You know that feeling when everything is so terrifying and uncomfortable that one day you find yourself shaking in your room like a rescue pug, eating nachos that arrived cold, deciding on a new and inventive way to call in sick because what good is a steady paycheck anyway if it means having to leave the warm embrace of your Ikea bed and a Klonopin?

Okay, maybe you don’t know that exact feeling. But have you ever been crushed by depression or anxiety until it halted your daily routine so much you eventually had to ‘do something’ about it? If not, and you’ve had a blissful existence thus far, please read on (and share with us your secret coping mechanisms). If the above scenario sounds even a bit familiar, please definitely read on.

Chances are that either you’ve been prescribed, recommended, or suggested an antidepressant. Maybe you have a friend or family member who has taken them. Maybe your primary care physician put you on them for anxiety only for you to become so blank that a guy at a sports bar named ‘Pizza’ told you you have no personality. This last part may be autobiographical. We’ll move past this.

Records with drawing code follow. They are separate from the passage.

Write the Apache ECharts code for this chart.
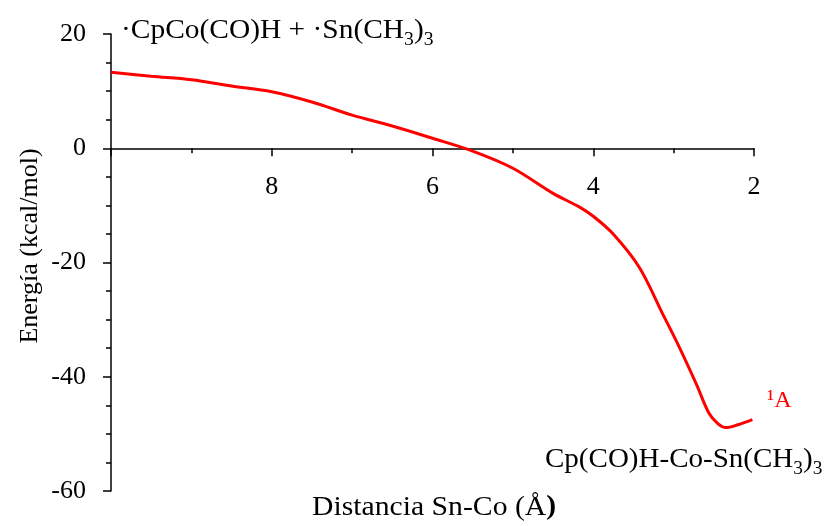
<!DOCTYPE html>
<html>
<head>
<meta charset="utf-8">
<script src="https://cdn.jsdelivr.net/npm/echarts@6/dist/echarts.min.js"></script>
<style>html,body{margin:0;padding:0;background:#fff;}#c{width:827px;height:526px;}</style>
</head>
<body>
<div id="c"></div>
<script>
var distance = [10, 9.5, 9, 8.5, 8, 7.5, 7, 6.5, 6, 5.5, 5, 4.5, 4.17, 4, 3.76, 3.43, 3.14, 2.93, 2.72, 2.56, 2.45, 2.35, 2.2, 2.02];
var energy   = [13.3, 12.6, 12.0, 10.9, 9.9, 8.1, 5.8, 3.9, 1.75, -0.5, -3.5, -7.9, -10.3, -11.9, -14.9, -20.8, -28.9, -34.8, -41.2, -46.4, -48.2, -48.9, -48.4, -47.5];
var xTicks = [2, 4, 6, 8];
var yTicks = [-60, -40, -20, 0, 20];

var FONT = '"Liberation Serif", "Times New Roman", serif';
var chart = echarts.init(document.getElementById('c'));
var pts = distance.map(function (d, i) { return [d, energy[i]]; });

chart.setOption({
  animation: false,
  grid: { left: 111, right: 73, top: 34, bottom: 35, outerBoundsMode: 'none' },
  xAxis: {
    type: 'value', inverse: true, min: 2, max: 10, interval: 2,
    axisLine: { onZero: true, lineStyle: { color: '#000', width: 1.5 } },
    axisTick: { length: 8, lineStyle: { color: '#000', width: 1.5 } },
    minorTick: { show: true, splitNumber: 2, length: 5, lineStyle: { color: '#000', width: 1.5 } },
    splitLine: { show: false },
    axisLabel: {
      margin: -317, fontSize: 26, fontFamily: FONT, color: '#000', showMaxLabel: false,
      formatter: function (v) { return xTicks.indexOf(v) >= 0 ? String(v) : ''; }
    }
  },
  yAxis: {
    type: 'value', min: -60, max: 20, interval: 20,
    axisLine: { show: true, onZero: false, lineStyle: { color: '#000', width: 1.5 } },
    axisTick: { show: true, length: 8, lineStyle: { color: '#000', width: 1.5 } },
    minorTick: { show: true, splitNumber: 4, length: 5, lineStyle: { color: '#000', width: 1.5 } },
    splitLine: { show: false },
    axisLabel: {
      margin: 25, fontSize: 26, fontFamily: FONT, color: '#000',
      formatter: function (v) { return yTicks.indexOf(v) >= 0 ? String(v) : ''; }
    }
  },
  series: [{
    type: 'line', data: pts, smooth: 0.35, showSymbol: false,
    lineStyle: { color: '#ff0000', width: 3 }
  }],
  graphic: [
    { type: 'text', x: 121, y: 44, scaleX: 1.09, style: {
      text: '{a|·CpCo(CO)H + ·Sn(CH}{s|3}{a|)}{s|3}', verticalAlign: 'bottom',
      rich: {
        a: { fontSize: 27, fontFamily: FONT, fill: '#000', lineHeight: 30, verticalAlign: 'bottom' },
        s: { fontSize: 18, fontFamily: FONT, fill: '#000', lineHeight: 24, verticalAlign: 'bottom', padding: [0, 0, -5, 0] }
      } } },
    { type: 'text', x: 545, y: 473, scaleX: 1.075, style: {
      text: '{a|Cp(CO)H-Co-Sn(CH}{s|3}{a|)}{s|3}', verticalAlign: 'bottom',
      rich: {
        a: { fontSize: 27, fontFamily: FONT, fill: '#000', lineHeight: 30, verticalAlign: 'bottom' },
        s: { fontSize: 18, fontFamily: FONT, fill: '#000', lineHeight: 24, verticalAlign: 'bottom', padding: [0, 0, -5, 0] }
      } } },
    { type: 'text', x: 767, y: 389, style: { text: '¹A', font: '24px ' + FONT, fill: '#ff0000' } },
    { type: 'text', x: 312, y: 521, scaleX: 1.1, style: {
      text: '{a|Distancia Sn-Co (Å}{b|)}', verticalAlign: 'bottom',
      rich: {
        a: { fontSize: 27, fontFamily: FONT, fill: '#000', lineHeight: 30, verticalAlign: 'bottom' },
        b: { fontSize: 27, fontFamily: FONT, fill: '#000', fontWeight: 'bold', lineHeight: 30, verticalAlign: 'bottom' }
      } } },
    { type: 'text', x: 30, y: 246, rotation: Math.PI / 2, style: {
      text: 'Energía (kcal/mol)', font: '26px ' + FONT, fill: '#000', align: 'center', verticalAlign: 'middle' } }
  ]
});
</script>
</body>
</html>
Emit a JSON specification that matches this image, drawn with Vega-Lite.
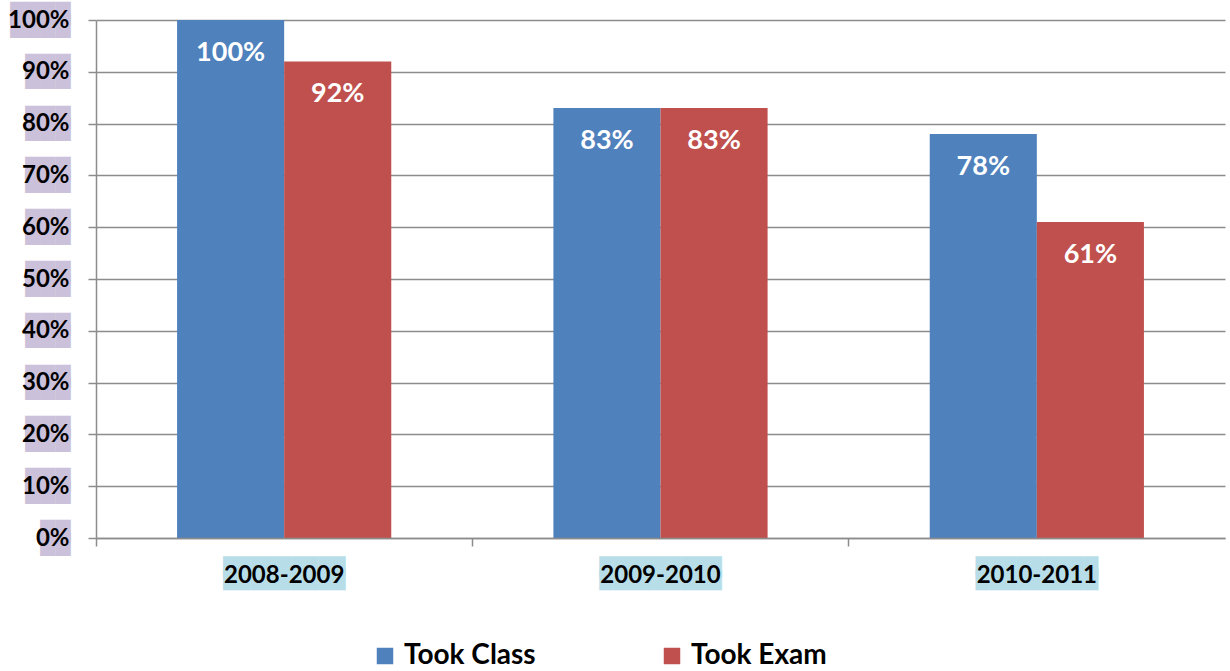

These big-pharma tic-tacs are supposed to rewire your brain and help you get up and get excited about the free snacks in your fluorescently lit office and your two-day guaranteed shipping and your Instagrammable latte, but, sorry to break it to you, they don’t always work as expected.

Antidepressants work differently in every body. Taking them comes with an adjustment period. Similarly, quitting cold turkey (ahem, you’re not supposed to do that) will have adverse effects on each person. I had my three closest friends tell me that quitting their antidepressants out of the blue (seriously, don’t) made them experience everything from insomnia to weight shifts to suicidal tendencies. When I quit mine, I just felt more like myself again. The fact that four such similar millennial women could have such different experiences from the same drug fascinated me and with my friends’ halfhearted permission I knew this was a story I’d have to someday tell.

In Withdrawals we follow twenty-somethings Rosa, Quinn, Peggy and Bianca as they decide to re-evaluate their mental health choices after seeing their childhood pop icon Joany Almond overdose before taking the stage at her comeback concert in New York.

The friends’ separate journeys give us a peek into just some of the many potential side effects that can erupt when one stops taking antidepressants, with the goal of opening up a discourse about mental health and discussing both the pros and cons of inviting these drugs into your brain. Most importantly, the film aims to emphasize that everybody’s mental health needs are different and each person has to evaluate and decide what’s right for them… whether that be antidepressants, therapy or nachos.